If an examination of our delivery carried out on the occasion of a complaint or upon return of goods reveals that the buyer's complaint was unjustified, we are entitled to demand from the buyer both the costs of shipping and a reasonable fee for the inspection of the goods.
As part of the subsequent performance, the buyer must hand over and transfer ownership of replaced parts to us at our request.
We do not guarantee in the following cases: Unsuitable or improper use, faulty assembly or commissioning by the buyer or third parties, non-compliance with the usage and environmental conditions described in the technical documentation, natural wear and tear, faulty or negligent handling, improper maintenance, unsuitable operating materials, faulty or unsuitable power supply, operation with incorrect current type or voltage, operation under aggressive media (water, air, etc.), defective construction work, unsuitable subsoil, chemical, electrochemical or electrical influences, provided they are not our responsibility.
Any improper changes or repair work carried out by the buyer or third parties without our prior consent does not absolve us of liability for the resulting consequences.
We assume no liability for free sales support measures (technical advice, preparation of plans, designs, and calculations, etc.)
Compensation, Liability
We are liable in accordance with the statutory provisions, provided the customer asserts claims for damages that are based on intent or gross negligence, including intent and gross negligence by our representatives or vicarious agents, or if we negligently breach a significant contractual obligation.
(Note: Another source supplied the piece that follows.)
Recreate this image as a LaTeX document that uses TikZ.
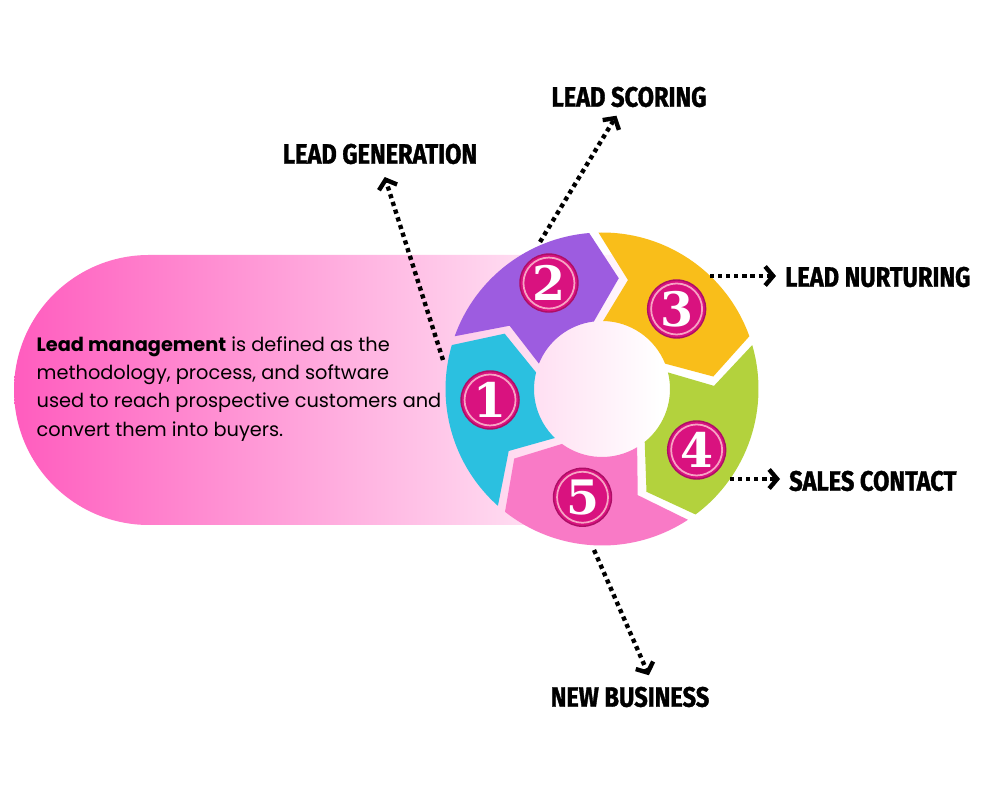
\documentclass[tikz,border=0pt]{standalone}
\usepackage{fontspec}
\usepackage{xcolor}
\usetikzlibrary{arrows.meta,calc,positioning}
\setmainfont{Poppins}
\newfontfamily\labelfont[FakeStretch=0.84, BoldFeatures={FakeBold=1.2}]{Fira Sans}
\newfontfamily\numfont{DejaVu Serif}

\definecolor{hotpink}{HTML}{FF5CBE}
\definecolor{segcyan}{HTML}{2BC0E0}
\definecolor{segpurple}{HTML}{9D5CE0}
\definecolor{segyellow}{HTML}{F9BE1A}
\definecolor{seggreen}{HTML}{B3D23D}
\definecolor{segpink}{HTML}{F97AC6}
\definecolor{badge}{HTML}{D9127F}
\definecolor{badgering}{HTML}{F7A3C4}

\tikzset{
  steplabel/.style={font=\labelfont\bfseries\fontsize{8}{8}\selectfont, inner sep=1pt},
  dotarrow/.style={line width=1.25pt, dash pattern=on 1.2pt off 1.1pt,
    -{Straight Barb[length=0.8mm, width=1.9mm, line width=1.25pt]}},
  badgecircle/.style={circle, fill=badge, draw=badge!80!black, line width=0.4pt,
    minimum size=5.8mm, inner sep=0pt, text=white,
    font=\numfont\bfseries\fontsize{13.5}{13.5}\selectfont}
}

\begin{document}
\begin{tikzpicture}
  \fill[white] (0,0) rectangle (10,8);
  \useasboundingbox (0,0) rectangle (10,8);

  % Pink capsule behind the text
  \shade[left color=hotpink, right color=white] (1.49,2.75) arc[start angle=270, end angle=90, radius=1.35]
    -- (6.6,5.45) -- (6.6,2.75) -- cycle;

  \node[font=\fontsize{5.5}{8}\selectfont, align=left, anchor=west, inner sep=0pt] (desc) at (0.36,4.11)
    {\textbf{Lead management} is defined as the\\methodology, process, and software\\used to reach prospective customers and\\convert them into buyers.};

  % Ring of arrow segments
  \coordinate (ring) at (6.02,4.11);
  \foreach \col/\tl/\hd in {segcyan/230/162, segpurple/162/93, segyellow/93/18, seggreen/18/-55, segpink/-55/-130}
    \fill[\col] ($(ring)+(\tl-1.7:1.565)$) arc[start angle=\tl-1.7, end angle=\hd+1.7, radius=1.565]
      -- ($(ring)+(\hd-14+2.4:1.12)$) -- ($(ring)+(\hd+3.9:0.68)$)
      arc[start angle=\hd+3.9, end angle=\tl-3.9, radius=0.68]
      -- ($(ring)+(\tl-14-2.4:1.12)$) -- cycle;

  % Numbered badges
  \foreach \n/\ang/\rad in {1/185.6/1.125, 2/116.6/1.185, 3/47/1.094, 4/-32.8/1.126, 5/-100.2/1.10} {
    \node[badgecircle] (b\n) at ($(ring)+(\ang:\rad)$) {\n};
    \draw[badgering, line width=0.5pt] (b\n.center) circle (0.255);
  }

  % Step labels
  \node[steplabel] (gen) at (3.80,6.46) {LEAD GENERATION};
  \node[steplabel] (scor) at (6.29,7.03) {LEAD SCORING};
  \node[steplabel, anchor=west] (nurt) at (7.81,5.23) {LEAD NURTURING};
  \node[steplabel, anchor=west] (sales) at (7.85,3.19) {SALES CONTACT};
  \node[steplabel] (newb) at (6.30,1.03) {NEW BUSINESS};

  % Dotted pointers
  \coordinate (p1) at (4.43,4.40);
  \coordinate (p2) at (5.40,5.58);
  \coordinate (p3) at (7.10,5.24);
  \coordinate (p4) at (7.30,3.21);
  \coordinate (p5) at (5.94,2.50);
  \draw[dotarrow, shorten >=0.9mm] (p1) -- ([xshift=0.2mm]gen.south);
  \draw[dotarrow, shorten >=0.5mm] (p2) -- ([xshift=-1mm]scor.south);
  \draw[dotarrow, shorten >=0.5mm] (p3) -- (nurt.west |- p3);
  \draw[dotarrow, shorten >=0.5mm] (p4) -- (sales.west |- p4);
  \draw[dotarrow, shorten >=0.8mm] (p5) -- ([xshift=2.2mm]newb.north);
\end{tikzpicture}
\end{document}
Essential contractual obligations are those whose fulfillment enables the proper execution of the contract in the first place and on the compliance of which the contracting party regularly relies and may rely on. Insofar as we are not accused of intentional breach of contract, the liability for damages in the cases mentioned in this paragraph is void for the foreseeable, typically occurring damage.
Liability for culpable injury to life, body or health remains unaffected; this also applies to mandatory liability under the Product Liability Act.
Claims for damages that go beyond the liability mentioned in paragraphs 1 and 2 are excluded. This limitation of liability also applies if the customer demands compensation for futile expenses instead of a claim for compensation for the damage instead of the performance.
Insofar as the liability for damages is excluded or limited with respect to us, this also applies with regard to the personal liability for damages of our employees, workers, staff, representatives and vicarious agents.
We do not assume any responsibility or liability for production failures that may occur at the customer or at third parties. This includes any interruptions, delays or failures in production resulting from the use of our products.
Final Provisions
The assignment of all claims arising from the contract, including warranty claims, is only permissible with our consent.
The termination of the contract must be in writing.
If the buyer is a merchant, a public-law legal entity, or a public-law special fund, the court responsible for our company's headquarters is exclusively competent. However, we reserve the right to sue the buyer at his general place of jurisdiction.
The buyer agrees that we may name him in our advertising as a reference.
If a provision of these conditions or part of a provision is or becomes invalid, the remaining provisions or the remaining part of the provision remain valid.
Portuguese law applies exclusively, excluding the United Nations Convention on Contracts for the International Sale of Goods of April 11, 1980.